RECORDED INFORMATION:
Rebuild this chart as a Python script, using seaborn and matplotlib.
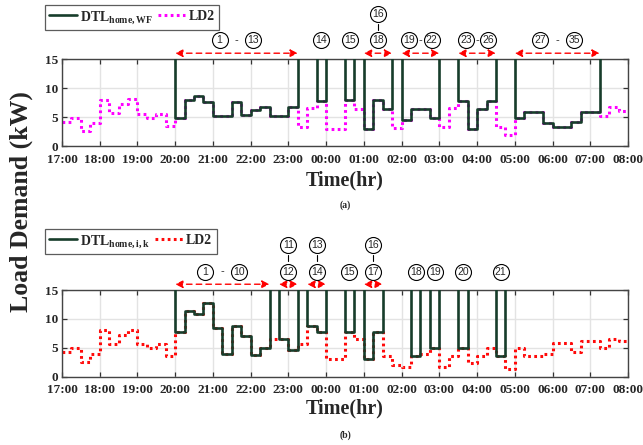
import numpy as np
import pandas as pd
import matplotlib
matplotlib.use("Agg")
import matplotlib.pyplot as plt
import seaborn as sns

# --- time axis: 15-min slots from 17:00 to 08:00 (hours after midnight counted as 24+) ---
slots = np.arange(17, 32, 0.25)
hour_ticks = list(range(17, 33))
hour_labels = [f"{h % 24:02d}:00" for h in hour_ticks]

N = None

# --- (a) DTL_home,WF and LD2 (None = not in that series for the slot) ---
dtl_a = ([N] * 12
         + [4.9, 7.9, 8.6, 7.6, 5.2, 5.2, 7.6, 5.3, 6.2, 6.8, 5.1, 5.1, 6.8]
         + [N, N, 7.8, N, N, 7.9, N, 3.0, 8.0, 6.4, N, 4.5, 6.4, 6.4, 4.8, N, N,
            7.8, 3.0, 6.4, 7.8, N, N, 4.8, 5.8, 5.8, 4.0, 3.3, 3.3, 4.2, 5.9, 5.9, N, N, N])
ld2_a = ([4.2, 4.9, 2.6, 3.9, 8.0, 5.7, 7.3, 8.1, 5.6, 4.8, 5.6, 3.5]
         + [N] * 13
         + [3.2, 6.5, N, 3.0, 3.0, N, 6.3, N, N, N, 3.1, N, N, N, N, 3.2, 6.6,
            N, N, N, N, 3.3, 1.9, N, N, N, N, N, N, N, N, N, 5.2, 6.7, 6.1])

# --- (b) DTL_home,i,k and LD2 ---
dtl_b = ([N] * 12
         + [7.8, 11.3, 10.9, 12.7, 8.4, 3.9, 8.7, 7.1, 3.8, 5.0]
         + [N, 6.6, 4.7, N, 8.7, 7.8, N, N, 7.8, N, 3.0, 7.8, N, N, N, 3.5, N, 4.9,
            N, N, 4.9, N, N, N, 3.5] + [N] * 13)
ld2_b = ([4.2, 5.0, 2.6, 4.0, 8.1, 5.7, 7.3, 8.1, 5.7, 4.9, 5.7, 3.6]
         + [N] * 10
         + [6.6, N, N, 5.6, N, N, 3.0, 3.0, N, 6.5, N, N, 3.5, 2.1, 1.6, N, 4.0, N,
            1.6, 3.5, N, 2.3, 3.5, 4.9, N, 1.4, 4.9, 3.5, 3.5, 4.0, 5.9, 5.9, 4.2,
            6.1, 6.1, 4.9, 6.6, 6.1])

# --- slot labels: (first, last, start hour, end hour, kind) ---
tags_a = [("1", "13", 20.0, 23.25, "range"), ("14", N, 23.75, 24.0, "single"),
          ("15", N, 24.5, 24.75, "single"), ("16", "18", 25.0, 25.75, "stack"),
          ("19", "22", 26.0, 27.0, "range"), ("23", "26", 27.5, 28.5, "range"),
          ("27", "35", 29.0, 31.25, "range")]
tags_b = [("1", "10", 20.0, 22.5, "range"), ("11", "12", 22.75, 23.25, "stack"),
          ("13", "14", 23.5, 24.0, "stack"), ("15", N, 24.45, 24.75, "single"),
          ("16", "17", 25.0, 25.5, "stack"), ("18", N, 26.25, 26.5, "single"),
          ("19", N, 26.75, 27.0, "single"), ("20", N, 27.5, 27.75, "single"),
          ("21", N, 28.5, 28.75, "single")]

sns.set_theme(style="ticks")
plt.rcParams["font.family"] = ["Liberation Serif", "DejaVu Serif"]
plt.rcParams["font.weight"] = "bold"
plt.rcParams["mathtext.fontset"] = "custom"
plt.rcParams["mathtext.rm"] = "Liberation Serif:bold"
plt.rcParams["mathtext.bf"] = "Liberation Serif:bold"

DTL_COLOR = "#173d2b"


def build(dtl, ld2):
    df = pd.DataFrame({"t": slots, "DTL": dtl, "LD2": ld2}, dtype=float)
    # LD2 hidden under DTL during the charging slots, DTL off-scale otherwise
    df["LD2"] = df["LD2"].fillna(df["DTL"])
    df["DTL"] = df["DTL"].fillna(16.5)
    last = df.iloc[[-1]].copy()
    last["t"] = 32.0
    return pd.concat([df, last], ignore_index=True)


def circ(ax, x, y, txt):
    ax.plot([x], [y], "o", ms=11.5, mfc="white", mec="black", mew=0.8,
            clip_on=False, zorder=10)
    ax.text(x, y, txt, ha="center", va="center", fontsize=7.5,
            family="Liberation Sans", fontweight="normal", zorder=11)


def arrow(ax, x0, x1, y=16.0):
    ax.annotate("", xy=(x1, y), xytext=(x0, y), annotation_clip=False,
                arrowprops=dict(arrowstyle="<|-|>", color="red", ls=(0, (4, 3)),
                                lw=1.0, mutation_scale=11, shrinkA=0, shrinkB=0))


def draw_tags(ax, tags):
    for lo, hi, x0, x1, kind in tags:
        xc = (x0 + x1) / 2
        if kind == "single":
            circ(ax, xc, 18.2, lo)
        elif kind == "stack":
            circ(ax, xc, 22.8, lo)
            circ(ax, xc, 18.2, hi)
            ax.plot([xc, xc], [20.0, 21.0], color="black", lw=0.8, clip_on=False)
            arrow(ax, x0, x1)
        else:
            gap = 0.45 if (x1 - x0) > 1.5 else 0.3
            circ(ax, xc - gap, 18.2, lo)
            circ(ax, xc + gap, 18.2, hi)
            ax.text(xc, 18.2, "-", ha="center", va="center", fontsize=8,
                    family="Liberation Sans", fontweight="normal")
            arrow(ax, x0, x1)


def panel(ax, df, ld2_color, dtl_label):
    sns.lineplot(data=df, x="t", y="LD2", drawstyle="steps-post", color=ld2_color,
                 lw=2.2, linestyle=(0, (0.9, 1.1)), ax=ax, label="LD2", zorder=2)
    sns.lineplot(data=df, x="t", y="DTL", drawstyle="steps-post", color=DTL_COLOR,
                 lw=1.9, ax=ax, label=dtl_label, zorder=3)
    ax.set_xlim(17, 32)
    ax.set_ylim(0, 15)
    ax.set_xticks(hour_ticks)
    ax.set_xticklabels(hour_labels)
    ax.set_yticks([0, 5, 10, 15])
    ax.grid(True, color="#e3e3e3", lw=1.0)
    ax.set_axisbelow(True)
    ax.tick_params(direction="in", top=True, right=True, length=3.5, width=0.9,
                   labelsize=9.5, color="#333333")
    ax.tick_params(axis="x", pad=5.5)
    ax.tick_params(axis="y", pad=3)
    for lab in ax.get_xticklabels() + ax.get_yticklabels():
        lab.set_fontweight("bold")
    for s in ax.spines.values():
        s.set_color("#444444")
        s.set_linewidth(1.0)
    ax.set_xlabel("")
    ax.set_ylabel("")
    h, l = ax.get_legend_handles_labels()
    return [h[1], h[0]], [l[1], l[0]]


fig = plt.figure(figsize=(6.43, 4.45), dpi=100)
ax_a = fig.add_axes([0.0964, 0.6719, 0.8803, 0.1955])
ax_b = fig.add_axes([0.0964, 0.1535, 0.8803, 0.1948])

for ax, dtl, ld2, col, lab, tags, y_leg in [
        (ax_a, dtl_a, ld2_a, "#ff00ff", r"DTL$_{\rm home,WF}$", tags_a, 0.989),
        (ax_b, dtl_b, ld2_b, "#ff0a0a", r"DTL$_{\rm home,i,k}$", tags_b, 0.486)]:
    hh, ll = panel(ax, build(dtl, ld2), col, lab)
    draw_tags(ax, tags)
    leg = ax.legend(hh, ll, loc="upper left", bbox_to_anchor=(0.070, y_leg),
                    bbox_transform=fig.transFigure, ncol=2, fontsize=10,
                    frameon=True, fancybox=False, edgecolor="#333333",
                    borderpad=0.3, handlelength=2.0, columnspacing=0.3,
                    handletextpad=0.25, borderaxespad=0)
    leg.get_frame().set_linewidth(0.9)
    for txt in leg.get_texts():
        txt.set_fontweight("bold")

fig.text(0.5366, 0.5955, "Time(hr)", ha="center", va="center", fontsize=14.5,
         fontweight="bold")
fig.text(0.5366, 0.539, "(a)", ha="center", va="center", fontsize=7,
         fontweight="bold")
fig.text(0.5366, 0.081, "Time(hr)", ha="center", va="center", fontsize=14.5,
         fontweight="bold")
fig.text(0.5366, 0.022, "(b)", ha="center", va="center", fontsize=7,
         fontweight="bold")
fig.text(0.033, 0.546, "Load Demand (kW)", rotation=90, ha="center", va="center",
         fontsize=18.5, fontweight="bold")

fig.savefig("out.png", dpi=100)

GIVEN PROBLEM:
Above is a listing; report how many of its lines include the word "seaborn", giving the number only.

WRITTEN REPLY:
2